## Task statement
Reproduce every line of the material below, but drop the pictures.

## Recorded data
(begin)

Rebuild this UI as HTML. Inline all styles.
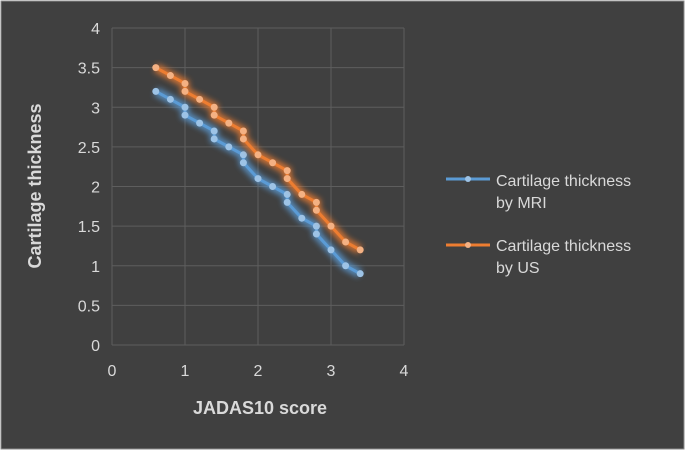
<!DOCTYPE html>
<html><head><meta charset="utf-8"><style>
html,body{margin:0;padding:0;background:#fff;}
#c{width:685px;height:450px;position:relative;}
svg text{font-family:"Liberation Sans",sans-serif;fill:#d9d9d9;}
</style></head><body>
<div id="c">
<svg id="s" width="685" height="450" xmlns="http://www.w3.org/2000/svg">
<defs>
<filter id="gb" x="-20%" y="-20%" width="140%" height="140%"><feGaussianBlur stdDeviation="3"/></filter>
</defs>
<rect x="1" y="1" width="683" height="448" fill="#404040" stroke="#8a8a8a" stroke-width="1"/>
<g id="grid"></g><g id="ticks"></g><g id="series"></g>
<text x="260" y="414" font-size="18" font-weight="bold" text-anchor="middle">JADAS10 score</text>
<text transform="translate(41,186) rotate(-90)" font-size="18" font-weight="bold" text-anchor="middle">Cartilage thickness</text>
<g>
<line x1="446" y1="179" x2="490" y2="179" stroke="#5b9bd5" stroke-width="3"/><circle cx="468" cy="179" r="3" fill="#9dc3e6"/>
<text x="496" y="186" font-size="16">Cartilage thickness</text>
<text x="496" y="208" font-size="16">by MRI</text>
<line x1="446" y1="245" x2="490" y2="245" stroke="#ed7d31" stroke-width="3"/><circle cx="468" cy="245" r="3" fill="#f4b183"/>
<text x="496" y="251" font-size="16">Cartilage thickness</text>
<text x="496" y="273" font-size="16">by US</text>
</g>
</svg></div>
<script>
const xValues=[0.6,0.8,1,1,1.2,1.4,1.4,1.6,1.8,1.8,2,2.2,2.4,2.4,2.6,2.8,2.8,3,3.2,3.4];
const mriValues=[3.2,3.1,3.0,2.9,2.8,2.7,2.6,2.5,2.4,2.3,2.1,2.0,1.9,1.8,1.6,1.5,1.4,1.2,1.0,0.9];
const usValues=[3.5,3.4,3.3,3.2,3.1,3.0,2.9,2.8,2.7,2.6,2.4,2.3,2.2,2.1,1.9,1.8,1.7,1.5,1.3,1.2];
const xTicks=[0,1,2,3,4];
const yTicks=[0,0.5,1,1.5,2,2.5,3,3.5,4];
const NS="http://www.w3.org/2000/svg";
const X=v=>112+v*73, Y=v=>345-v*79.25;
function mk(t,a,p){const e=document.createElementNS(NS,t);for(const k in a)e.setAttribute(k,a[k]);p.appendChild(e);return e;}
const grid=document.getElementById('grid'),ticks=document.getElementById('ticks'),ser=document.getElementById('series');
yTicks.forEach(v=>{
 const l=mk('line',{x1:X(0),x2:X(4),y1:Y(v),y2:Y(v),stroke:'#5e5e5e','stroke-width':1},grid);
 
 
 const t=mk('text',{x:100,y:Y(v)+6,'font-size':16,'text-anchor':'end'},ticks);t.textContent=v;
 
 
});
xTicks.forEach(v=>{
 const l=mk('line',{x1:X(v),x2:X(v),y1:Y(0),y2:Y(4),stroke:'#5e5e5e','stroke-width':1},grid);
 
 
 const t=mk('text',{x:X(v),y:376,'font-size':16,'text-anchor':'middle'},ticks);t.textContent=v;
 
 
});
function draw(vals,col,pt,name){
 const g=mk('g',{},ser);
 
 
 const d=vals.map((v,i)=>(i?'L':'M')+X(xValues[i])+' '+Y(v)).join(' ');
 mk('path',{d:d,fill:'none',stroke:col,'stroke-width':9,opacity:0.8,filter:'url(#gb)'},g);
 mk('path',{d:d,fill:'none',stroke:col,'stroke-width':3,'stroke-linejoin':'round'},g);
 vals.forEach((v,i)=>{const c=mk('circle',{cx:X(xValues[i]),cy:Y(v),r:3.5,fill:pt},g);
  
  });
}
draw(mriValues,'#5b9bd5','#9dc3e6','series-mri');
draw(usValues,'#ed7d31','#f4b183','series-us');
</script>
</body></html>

(end)

## Problem solution
Rebuild this UI as HTML. Inline all styles.
<!DOCTYPE html>
<html><head><meta charset="utf-8"><style>
html,body{margin:0;padding:0;background:#fff;}
#c{width:685px;height:450px;position:relative;}
svg text{font-family:"Liberation Sans",sans-serif;fill:#d9d9d9;}
</style></head><body>
<div id="c">
<svg id="s" width="685" height="450" xmlns="http://www.w3.org/2000/svg">
<defs>
<filter id="gb" x="-20%" y="-20%" width="140%" height="140%"><feGaussianBlur stdDeviation="3"/></filter>
</defs>
<rect x="1" y="1" width="683" height="448" fill="#404040" stroke="#8a8a8a" stroke-width="1"/>
<g id="grid"></g><g id="ticks"></g><g id="series"></g>
<text x="260" y="414" font-size="18" font-weight="bold" text-anchor="middle">JADAS10 score</text>
<text transform="translate(41,186) rotate(-90)" font-size="18" font-weight="bold" text-anchor="middle">Cartilage thickness</text>
<g>
<line x1="446" y1="179" x2="490" y2="179" stroke="#5b9bd5" stroke-width="3"/><circle cx="468" cy="179" r="3" fill="#9dc3e6"/>
<text x="496" y="186" font-size="16">Cartilage thickness</text>
<text x="496" y="208" font-size="16">by MRI</text>
<line x1="446" y1="245" x2="490" y2="245" stroke="#ed7d31" stroke-width="3"/><circle cx="468" cy="245" r="3" fill="#f4b183"/>
<text x="496" y="251" font-size="16">Cartilage thickness</text>
<text x="496" y="273" font-size="16">by US</text>
</g>
</svg></div>
<script>
const xValues=[0.6,0.8,1,1,1.2,1.4,1.4,1.6,1.8,1.8,2,2.2,2.4,2.4,2.6,2.8,2.8,3,3.2,3.4];
const mriValues=[3.2,3.1,3.0,2.9,2.8,2.7,2.6,2.5,2.4,2.3,2.1,2.0,1.9,1.8,1.6,1.5,1.4,1.2,1.0,0.9];
const usValues=[3.5,3.4,3.3,3.2,3.1,3.0,2.9,2.8,2.7,2.6,2.4,2.3,2.2,2.1,1.9,1.8,1.7,1.5,1.3,1.2];
const xTicks=[0,1,2,3,4];
const yTicks=[0,0.5,1,1.5,2,2.5,3,3.5,4];
const NS="http://www.w3.org/2000/svg";
const X=v=>112+v*73, Y=v=>345-v*79.25;
function mk(t,a,p){const e=document.createElementNS(NS,t);for(const k in a)e.setAttribute(k,a[k]);p.appendChild(e);return e;}
const grid=document.getElementById('grid'),ticks=document.getElementById('ticks'),ser=document.getElementById('series');
yTicks.forEach(v=>{
 const l=mk('line',{x1:X(0),x2:X(4),y1:Y(v),y2:Y(v),stroke:'#5e5e5e','stroke-width':1},grid);
 
 
 const t=mk('text',{x:100,y:Y(v)+6,'font-size':16,'text-anchor':'end'},ticks);t.textContent=v;
 
 
});
xTicks.forEach(v=>{
 const l=mk('line',{x1:X(v),x2:X(v),y1:Y(0),y2:Y(4),stroke:'#5e5e5e','stroke-width':1},grid);
 
 
 const t=mk('text',{x:X(v),y:376,'font-size':16,'text-anchor':'middle'},ticks);t.textContent=v;
 
 
});
function draw(vals,col,pt,name){
 const g=mk('g',{},ser);
 
 
 const d=vals.map((v,i)=>(i?'L':'M')+X(xValues[i])+' '+Y(v)).join(' ');
 mk('path',{d:d,fill:'none',stroke:col,'stroke-width':9,opacity:0.8,filter:'url(#gb)'},g);
 mk('path',{d:d,fill:'none',stroke:col,'stroke-width':3,'stroke-linejoin':'round'},g);
 vals.forEach((v,i)=>{const c=mk('circle',{cx:X(xValues[i]),cy:Y(v),r:3.5,fill:pt},g);
  
  });
}
draw(mriValues,'#5b9bd5','#9dc3e6','series-mri');
draw(usValues,'#ed7d31','#f4b183','series-us');
</script>
</body></html>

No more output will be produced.